Task goal –
The line holding "const yRange = [-1, 21.2];" is the last one to output; start at the first line of the data, keep every line in between exactly, and leave out pictures.

Dataset extract –
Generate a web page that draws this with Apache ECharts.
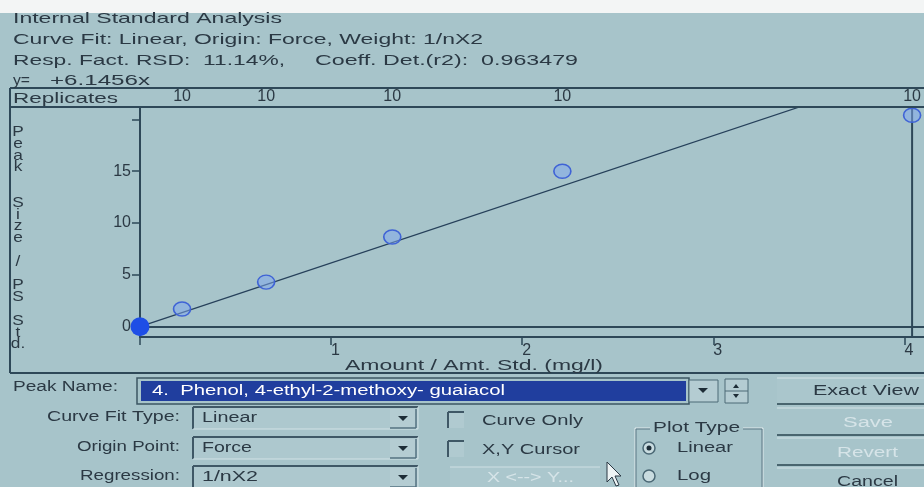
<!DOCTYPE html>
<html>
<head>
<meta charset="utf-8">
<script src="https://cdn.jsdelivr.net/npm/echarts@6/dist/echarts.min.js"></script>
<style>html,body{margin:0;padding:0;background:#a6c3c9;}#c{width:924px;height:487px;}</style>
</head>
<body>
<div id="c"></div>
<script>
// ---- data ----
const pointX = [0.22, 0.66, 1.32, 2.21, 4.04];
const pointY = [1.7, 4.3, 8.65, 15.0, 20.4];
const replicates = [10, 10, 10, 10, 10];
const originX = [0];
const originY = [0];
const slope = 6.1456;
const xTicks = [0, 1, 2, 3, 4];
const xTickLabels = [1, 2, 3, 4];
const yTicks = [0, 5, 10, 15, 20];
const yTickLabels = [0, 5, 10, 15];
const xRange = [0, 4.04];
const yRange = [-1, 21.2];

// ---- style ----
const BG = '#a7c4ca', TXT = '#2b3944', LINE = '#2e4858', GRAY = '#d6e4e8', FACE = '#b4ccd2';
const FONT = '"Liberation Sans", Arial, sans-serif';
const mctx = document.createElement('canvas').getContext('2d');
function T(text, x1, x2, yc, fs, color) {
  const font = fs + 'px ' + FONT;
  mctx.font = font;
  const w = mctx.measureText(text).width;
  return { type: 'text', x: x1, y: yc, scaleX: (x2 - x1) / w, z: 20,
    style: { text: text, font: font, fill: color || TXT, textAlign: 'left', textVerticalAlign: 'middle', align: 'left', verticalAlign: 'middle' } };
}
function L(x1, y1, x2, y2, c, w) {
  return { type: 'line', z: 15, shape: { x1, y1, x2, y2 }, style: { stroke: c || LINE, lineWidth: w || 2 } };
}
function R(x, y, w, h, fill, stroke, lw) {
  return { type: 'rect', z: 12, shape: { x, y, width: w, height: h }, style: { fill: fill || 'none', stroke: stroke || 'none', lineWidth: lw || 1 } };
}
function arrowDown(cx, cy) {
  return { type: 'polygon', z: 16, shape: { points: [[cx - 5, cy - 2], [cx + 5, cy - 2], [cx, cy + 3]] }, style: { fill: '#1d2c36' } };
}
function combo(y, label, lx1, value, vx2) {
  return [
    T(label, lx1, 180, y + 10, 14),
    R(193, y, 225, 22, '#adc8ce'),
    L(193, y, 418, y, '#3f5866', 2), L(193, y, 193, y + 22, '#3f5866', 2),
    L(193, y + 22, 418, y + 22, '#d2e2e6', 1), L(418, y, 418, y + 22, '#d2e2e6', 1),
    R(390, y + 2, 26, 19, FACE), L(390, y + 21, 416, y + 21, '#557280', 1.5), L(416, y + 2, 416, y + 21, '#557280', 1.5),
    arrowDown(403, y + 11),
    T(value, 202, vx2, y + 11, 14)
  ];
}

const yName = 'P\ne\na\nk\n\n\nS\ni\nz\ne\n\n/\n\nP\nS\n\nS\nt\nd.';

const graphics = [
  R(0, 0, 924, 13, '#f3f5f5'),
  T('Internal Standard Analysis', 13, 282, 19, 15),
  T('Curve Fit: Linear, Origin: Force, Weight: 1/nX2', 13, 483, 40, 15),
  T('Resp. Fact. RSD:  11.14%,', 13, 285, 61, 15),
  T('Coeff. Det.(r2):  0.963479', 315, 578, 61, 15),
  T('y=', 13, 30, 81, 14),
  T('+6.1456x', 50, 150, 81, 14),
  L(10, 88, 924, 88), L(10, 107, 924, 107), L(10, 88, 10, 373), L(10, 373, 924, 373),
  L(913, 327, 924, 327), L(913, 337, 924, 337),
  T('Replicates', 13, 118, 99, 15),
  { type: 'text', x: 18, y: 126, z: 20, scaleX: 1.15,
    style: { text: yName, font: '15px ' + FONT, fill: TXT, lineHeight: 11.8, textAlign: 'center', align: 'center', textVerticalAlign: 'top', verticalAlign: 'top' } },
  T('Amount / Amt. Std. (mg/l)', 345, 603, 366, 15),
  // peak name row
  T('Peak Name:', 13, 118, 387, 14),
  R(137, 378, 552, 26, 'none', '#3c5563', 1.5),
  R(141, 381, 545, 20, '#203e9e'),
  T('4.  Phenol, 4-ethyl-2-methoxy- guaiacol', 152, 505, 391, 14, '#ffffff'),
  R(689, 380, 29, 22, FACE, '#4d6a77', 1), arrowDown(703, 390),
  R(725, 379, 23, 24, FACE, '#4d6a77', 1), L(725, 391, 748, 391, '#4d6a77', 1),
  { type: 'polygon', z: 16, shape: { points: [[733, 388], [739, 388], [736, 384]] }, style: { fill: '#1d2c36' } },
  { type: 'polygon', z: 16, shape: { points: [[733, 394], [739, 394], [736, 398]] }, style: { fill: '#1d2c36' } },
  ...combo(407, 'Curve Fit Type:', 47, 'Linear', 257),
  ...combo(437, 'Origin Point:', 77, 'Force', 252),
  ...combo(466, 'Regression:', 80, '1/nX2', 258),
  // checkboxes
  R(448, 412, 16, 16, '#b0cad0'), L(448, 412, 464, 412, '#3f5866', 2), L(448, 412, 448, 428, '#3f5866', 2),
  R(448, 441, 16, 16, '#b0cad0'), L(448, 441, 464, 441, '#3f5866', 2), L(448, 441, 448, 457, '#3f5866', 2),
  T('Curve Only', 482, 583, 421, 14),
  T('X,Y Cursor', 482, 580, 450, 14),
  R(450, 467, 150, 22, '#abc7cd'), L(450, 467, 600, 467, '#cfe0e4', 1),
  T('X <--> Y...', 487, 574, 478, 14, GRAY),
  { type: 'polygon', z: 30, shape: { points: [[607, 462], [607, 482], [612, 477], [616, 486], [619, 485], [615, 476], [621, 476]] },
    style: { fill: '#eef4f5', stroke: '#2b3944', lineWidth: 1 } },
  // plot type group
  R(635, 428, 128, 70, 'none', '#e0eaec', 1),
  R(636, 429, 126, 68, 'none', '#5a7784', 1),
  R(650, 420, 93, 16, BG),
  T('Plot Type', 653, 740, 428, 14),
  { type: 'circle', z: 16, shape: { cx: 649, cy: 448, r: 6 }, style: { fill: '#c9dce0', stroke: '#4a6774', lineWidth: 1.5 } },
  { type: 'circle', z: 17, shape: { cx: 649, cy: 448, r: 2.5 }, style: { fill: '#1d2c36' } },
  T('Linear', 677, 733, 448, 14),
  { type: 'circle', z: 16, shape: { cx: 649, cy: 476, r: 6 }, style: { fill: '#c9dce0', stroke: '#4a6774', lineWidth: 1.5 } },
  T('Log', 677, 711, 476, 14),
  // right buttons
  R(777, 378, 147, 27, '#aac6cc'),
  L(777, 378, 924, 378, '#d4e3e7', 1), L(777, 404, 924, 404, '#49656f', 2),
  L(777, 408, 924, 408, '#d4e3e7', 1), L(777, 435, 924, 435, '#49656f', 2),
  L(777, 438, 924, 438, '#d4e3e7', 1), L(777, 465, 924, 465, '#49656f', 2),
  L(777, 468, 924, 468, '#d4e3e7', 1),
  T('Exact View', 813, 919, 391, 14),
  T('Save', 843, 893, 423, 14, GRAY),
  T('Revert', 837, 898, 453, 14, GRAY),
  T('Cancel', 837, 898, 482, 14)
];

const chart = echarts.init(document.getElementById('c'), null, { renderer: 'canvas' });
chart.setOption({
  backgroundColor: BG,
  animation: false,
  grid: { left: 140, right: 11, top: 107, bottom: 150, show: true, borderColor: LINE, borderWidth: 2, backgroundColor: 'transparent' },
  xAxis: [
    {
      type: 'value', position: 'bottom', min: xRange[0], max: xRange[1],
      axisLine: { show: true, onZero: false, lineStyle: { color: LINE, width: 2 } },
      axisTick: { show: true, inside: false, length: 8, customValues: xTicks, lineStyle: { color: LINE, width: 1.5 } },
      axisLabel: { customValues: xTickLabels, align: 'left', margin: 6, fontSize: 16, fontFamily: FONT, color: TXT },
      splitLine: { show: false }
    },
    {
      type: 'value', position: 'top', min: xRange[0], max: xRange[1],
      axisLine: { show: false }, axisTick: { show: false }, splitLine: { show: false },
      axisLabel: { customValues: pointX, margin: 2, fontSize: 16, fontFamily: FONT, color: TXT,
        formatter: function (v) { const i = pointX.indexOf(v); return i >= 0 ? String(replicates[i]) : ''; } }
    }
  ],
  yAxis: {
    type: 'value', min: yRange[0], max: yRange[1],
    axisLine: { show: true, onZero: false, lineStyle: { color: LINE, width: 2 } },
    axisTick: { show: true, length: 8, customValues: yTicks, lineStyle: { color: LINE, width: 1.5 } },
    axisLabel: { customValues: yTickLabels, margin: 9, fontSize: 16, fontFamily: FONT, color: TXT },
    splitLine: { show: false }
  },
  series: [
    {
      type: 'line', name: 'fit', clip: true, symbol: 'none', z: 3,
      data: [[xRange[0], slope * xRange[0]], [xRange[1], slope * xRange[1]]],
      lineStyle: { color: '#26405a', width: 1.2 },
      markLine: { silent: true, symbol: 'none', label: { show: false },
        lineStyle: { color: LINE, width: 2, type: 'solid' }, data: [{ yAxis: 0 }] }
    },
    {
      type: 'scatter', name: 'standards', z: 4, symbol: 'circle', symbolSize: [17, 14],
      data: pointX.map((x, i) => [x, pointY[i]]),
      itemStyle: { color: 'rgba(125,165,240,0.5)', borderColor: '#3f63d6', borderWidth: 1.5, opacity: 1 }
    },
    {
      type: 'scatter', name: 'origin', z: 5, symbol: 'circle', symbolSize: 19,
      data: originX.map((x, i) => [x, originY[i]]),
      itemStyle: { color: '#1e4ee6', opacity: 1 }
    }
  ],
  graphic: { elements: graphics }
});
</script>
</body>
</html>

Solution to this problem –
Generate a web page that draws this with Apache ECharts.
<!DOCTYPE html>
<html>
<head>
<meta charset="utf-8">
<script src="https://cdn.jsdelivr.net/npm/echarts@6/dist/echarts.min.js"></script>
<style>html,body{margin:0;padding:0;background:#a6c3c9;}#c{width:924px;height:487px;}</style>
</head>
<body>
<div id="c"></div>
<script>
// ---- data ----
const pointX = [0.22, 0.66, 1.32, 2.21, 4.04];
const pointY = [1.7, 4.3, 8.65, 15.0, 20.4];
const replicates = [10, 10, 10, 10, 10];
const originX = [0];
const originY = [0];
const slope = 6.1456;
const xTicks = [0, 1, 2, 3, 4];
const xTickLabels = [1, 2, 3, 4];
const yTicks = [0, 5, 10, 15, 20];
const yTickLabels = [0, 5, 10, 15];
const xRange = [0, 4.04];
const yRange = [-1, 21.2];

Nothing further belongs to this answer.